#### Objective
Reproduce the listing below exactly. Pictures do not belong in the copy.
--- start of Provided material ---
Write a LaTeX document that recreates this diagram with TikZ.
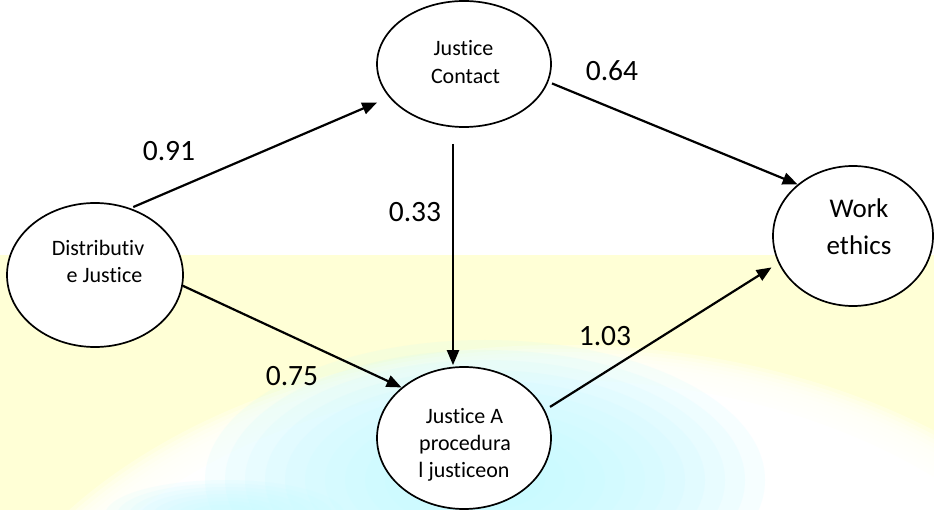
\documentclass[tikz,border=0pt]{standalone}
\usepackage{fontspec}
\setmainfont{Carlito}[Ligatures={NoCommon}]
\usetikzlibrary{shapes.geometric,arrows.meta}
\definecolor{yellowbg}{RGB}{255,255,214}
\definecolor{cyanbg}{RGB}{196,250,255}
\begin{document}
\begin{tikzpicture}[x=1pt,y=-1pt,
  bubble/.style={ellipse,draw,line width=1.7pt,fill=white,inner sep=0pt},
  lbl/.style={anchor=base,inner sep=0pt,font=\fontsize{22}{26}\selectfont},
  big/.style={anchor=base,inner sep=0pt,font=\fontsize{27}{31}\selectfont},
  num/.style={anchor=base,inner sep=0pt,font=\fontsize{29.5}{33}\selectfont},
  arr/.style={line width=2.2pt,-{Triangle[length=15pt,width=12pt]}}]
\useasboundingbox (0,0) rectangle (934,510);
% background
\fill[white] (0,0) rectangle (934,510);
\fill[yellowbg] (0,255) rectangle (934,510);
\begin{scope}
\clip (0,255) rectangle (934,510);
\foreach \i in {0,...,9}{
  \pgfmathsetmacro{\rx}{615-5*\i}
  \pgfmathsetmacro{\ry}{415-3.5*\i}
  \fill[white,opacity=0.28] (560,760) ellipse [x radius=\rx pt, y radius=\ry pt];
}
\fill[white] (560,760) ellipse [x radius=560pt, y radius=380pt];
\foreach \i in {0,...,11}{
  \pgfmathsetmacro{\rx}{280*(1-\i/14)}
  \pgfmathsetmacro{\ry}{140*(1-\i/14)}
  \fill[cyanbg,opacity=0.14] (485,480) ellipse [x radius=\rx pt, y radius=\ry pt];
}
\foreach \i in {0,...,7}{
  \pgfmathsetmacro{\rx}{120*(1-\i/10)}
  \pgfmathsetmacro{\ry}{35*(1-\i/10)}
  \fill[cyanbg,opacity=0.12] (225,515) ellipse [x radius=\rx pt, y radius=\ry pt];
}
\end{scope}
% nodes
\node[bubble,minimum width=176pt,minimum height=144pt] (dist) at (95,275) {};
\node[bubble,minimum width=174pt,minimum height=126pt] (contact) at (464,64) {};
\node[bubble,minimum width=174pt,minimum height=142pt] (jA) at (464,438) {};
\node[bubble,minimum width=160pt,minimum height=140pt] (work) at (853,236) {};
% texts
\node[lbl] (dist1) at (98,256) {Distributiv};
\node[lbl] (dist2) at (104.5,283) {e Justice};
\node[lbl] (con1) at (463.5,56) {Justice};
\node[lbl] (con2) at (465.5,84) {Contact};
\node[lbl] (ja1) at (464.5,423) {Justice A};
\node[lbl] (ja2) at (465,450) {procedura};
\node[lbl] (ja3) at (464,477) {l justiceon};
\node[big] (wk1) at (859,218) {Work};
\node[big] (wk2) at (859,255) {ethics};
% labels
\node[num] (n91) at (169,161) {0.91};
\node[num] (n64) at (612,81) {0.64};
\node[num] (n33) at (415,222) {0.33};
\node[num] (n75) at (292,385) {0.75};
\node[num] (n103) at (605,345) {1.03};
% connectors
\draw[arr,shorten <=3pt,shorten >=13pt] (dist.62) -- (contact.204);
\draw[arr,shorten <=4pt] (contact.348) -- (work.137.7);
\draw[arr] ([xshift=-11pt,yshift=-16pt]contact.south) -- ([xshift=-11pt,yshift=1pt]jA.north);
\draw[arr] (dist.-7.9) -- (jA.141.1);
\draw[arr,shorten <=6pt,shorten >=8pt] (jA.19.2) -- (work.200.9);
\end{tikzpicture}
\end{document}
--- end of Provided material ---
#### Result
Write a LaTeX document that recreates this diagram with TikZ.
\documentclass[tikz,border=0pt]{standalone}
\usepackage{fontspec}
\setmainfont{Carlito}[Ligatures={NoCommon}]
\usetikzlibrary{shapes.geometric,arrows.meta}
\definecolor{yellowbg}{RGB}{255,255,214}
\definecolor{cyanbg}{RGB}{196,250,255}
\begin{document}
\begin{tikzpicture}[x=1pt,y=-1pt,
  bubble/.style={ellipse,draw,line width=1.7pt,fill=white,inner sep=0pt},
  lbl/.style={anchor=base,inner sep=0pt,font=\fontsize{22}{26}\selectfont},
  big/.style={anchor=base,inner sep=0pt,font=\fontsize{27}{31}\selectfont},
  num/.style={anchor=base,inner sep=0pt,font=\fontsize{29.5}{33}\selectfont},
  arr/.style={line width=2.2pt,-{Triangle[length=15pt,width=12pt]}}]
\useasboundingbox (0,0) rectangle (934,510);
% background
\fill[white] (0,0) rectangle (934,510);
\fill[yellowbg] (0,255) rectangle (934,510);
\begin{scope}
\clip (0,255) rectangle (934,510);
\foreach \i in {0,...,9}{
  \pgfmathsetmacro{\rx}{615-5*\i}
  \pgfmathsetmacro{\ry}{415-3.5*\i}
  \fill[white,opacity=0.28] (560,760) ellipse [x radius=\rx pt, y radius=\ry pt];
}
\fill[white] (560,760) ellipse [x radius=560pt, y radius=380pt];
\foreach \i in {0,...,11}{
  \pgfmathsetmacro{\rx}{280*(1-\i/14)}
  \pgfmathsetmacro{\ry}{140*(1-\i/14)}
  \fill[cyanbg,opacity=0.14] (485,480) ellipse [x radius=\rx pt, y radius=\ry pt];
}
\foreach \i in {0,...,7}{
  \pgfmathsetmacro{\rx}{120*(1-\i/10)}
  \pgfmathsetmacro{\ry}{35*(1-\i/10)}
  \fill[cyanbg,opacity=0.12] (225,515) ellipse [x radius=\rx pt, y radius=\ry pt];
}
\end{scope}
% nodes
\node[bubble,minimum width=176pt,minimum height=144pt] (dist) at (95,275) {};
\node[bubble,minimum width=174pt,minimum height=126pt] (contact) at (464,64) {};
\node[bubble,minimum width=174pt,minimum height=142pt] (jA) at (464,438) {};
\node[bubble,minimum width=160pt,minimum height=140pt] (work) at (853,236) {};
% texts
\node[lbl] (dist1) at (98,256) {Distributiv};
\node[lbl] (dist2) at (104.5,283) {e Justice};
\node[lbl] (con1) at (463.5,56) {Justice};
\node[lbl] (con2) at (465.5,84) {Contact};
\node[lbl] (ja1) at (464.5,423) {Justice A};
\node[lbl] (ja2) at (465,450) {procedura};
\node[lbl] (ja3) at (464,477) {l justiceon};
\node[big] (wk1) at (859,218) {Work};
\node[big] (wk2) at (859,255) {ethics};
% labels
\node[num] (n91) at (169,161) {0.91};
\node[num] (n64) at (612,81) {0.64};
\node[num] (n33) at (415,222) {0.33};
\node[num] (n75) at (292,385) {0.75};
\node[num] (n103) at (605,345) {1.03};
% connectors
\draw[arr,shorten <=3pt,shorten >=13pt] (dist.62) -- (contact.204);
\draw[arr,shorten <=4pt] (contact.348) -- (work.137.7);
\draw[arr] ([xshift=-11pt,yshift=-16pt]contact.south) -- ([xshift=-11pt,yshift=1pt]jA.north);
\draw[arr] (dist.-7.9) -- (jA.141.1);
\draw[arr,shorten <=6pt,shorten >=8pt] (jA.19.2) -- (work.200.9);
\end{tikzpicture}
\end{document}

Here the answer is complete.